◆ What is expected: Only the number is wanted: count the lines that contain "this".

-------------------------

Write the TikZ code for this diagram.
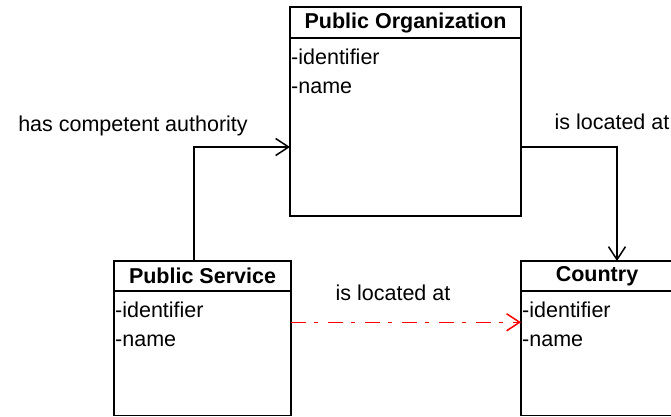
\documentclass[tikz,border=0pt]{standalone}
\usepackage{fontspec}
\setmainfont{Liberation Sans}
\usetikzlibrary{arrows.meta,positioning}
\newcommand{\umlfont}{\fontsize{21.5}{25}\selectfont}

\tikzset{
	classhead/.style={draw, line width=1.5pt, font=\umlfont\bfseries, anchor=north west, minimum height=30pt, inner sep=0pt, outer sep=0pt},
	classbody/.style={draw, line width=1.5pt, anchor=north west, inner sep=0pt, outer sep=0pt},
	attr/.style={font=\umlfont, anchor=west, inner sep=1pt},
	rolename/.style={font=\umlfont, inner sep=1pt},
	assoc/.style={line width=1.5pt, -{Straight Barb[length=13pt,width=17pt]}},
	locassoc/.style={assoc, color=red, dash pattern=on 15pt off 8pt on 4pt off 10pt},
}

\begin{document}
\begin{tikzpicture}[x=1pt, y=-1pt]
		%%%%% START %%%%%
		\useasboundingbox (0, 0) rectangle (671, 416);
		\clip (0, 0) rectangle (671, 416);
		
		% Public Organization
		\node[classhead, minimum width=231pt, minimum height=31pt] (pohead) at (290, 7) {Public Organization};
		\node[classbody, minimum width=231pt, minimum height=178pt] (pobody) at (pohead.south west) {};
		\node[attr] (poid) at ([yshift=-19pt]pobody.north west) {-identifier};
		\node[attr] (poname) at ([yshift=-50pt]pobody.north west) {-name};
		
		% Public Service
		\node[classhead, minimum width=177pt] (pshead) at (114, 261) {Public Service};
		\node[classbody, minimum width=177pt, minimum height=124.5pt] (psbody) at (pshead.south west) {};
		\node[attr] (psid) at ([yshift=-19pt]psbody.north west) {-identifier};
		\node[attr] (psname) at ([yshift=-50pt]psbody.north west) {-name};
		
		% Country
		\node[classhead, minimum width=152pt] (cthead) at (521, 261) {Country};
		\node[classbody, minimum width=152pt, minimum height=124.5pt] (ctbody) at (cthead.south west) {};
		\node[attr] (ctid) at ([yshift=-19pt]ctbody.north west) {-identifier};
		\node[attr] (ctname) at ([yshift=-50pt]ctbody.north west) {-name};
		
		% associations
		\coordinate (psup) at ([xshift=-8.5pt]pshead.north);
		\coordinate (poin) at ([yshift=-20pt]pobody.west);
		\draw[assoc] (psup) |- (poin);
		\node[rolename] (hascomp) at (133, 126) {has competent authority};
		
		\coordinate (poout) at ([yshift=-20pt]pobody.east);
		\coordinate (ctin) at ([xshift=20pt]cthead.north);
		\draw[assoc] (poout) -| (ctin);
		\node[rolename] (polocated) at (612, 122) {is located at};
		
		\coordinate (psout) at ([yshift=31pt]psbody.east);
		\coordinate (ctleft) at ([yshift=31pt]ctbody.west);
		\draw[locassoc] (psout) -- (ctleft);
		\node[rolename] (pslocated) at (393, 293) {is located at};
		%%%%% END %%%%%
	\end{tikzpicture}
\end{document}
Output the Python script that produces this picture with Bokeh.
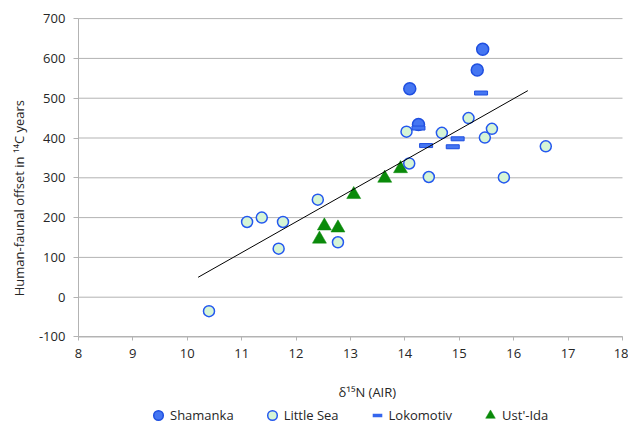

-------------------------

◆ The response: 2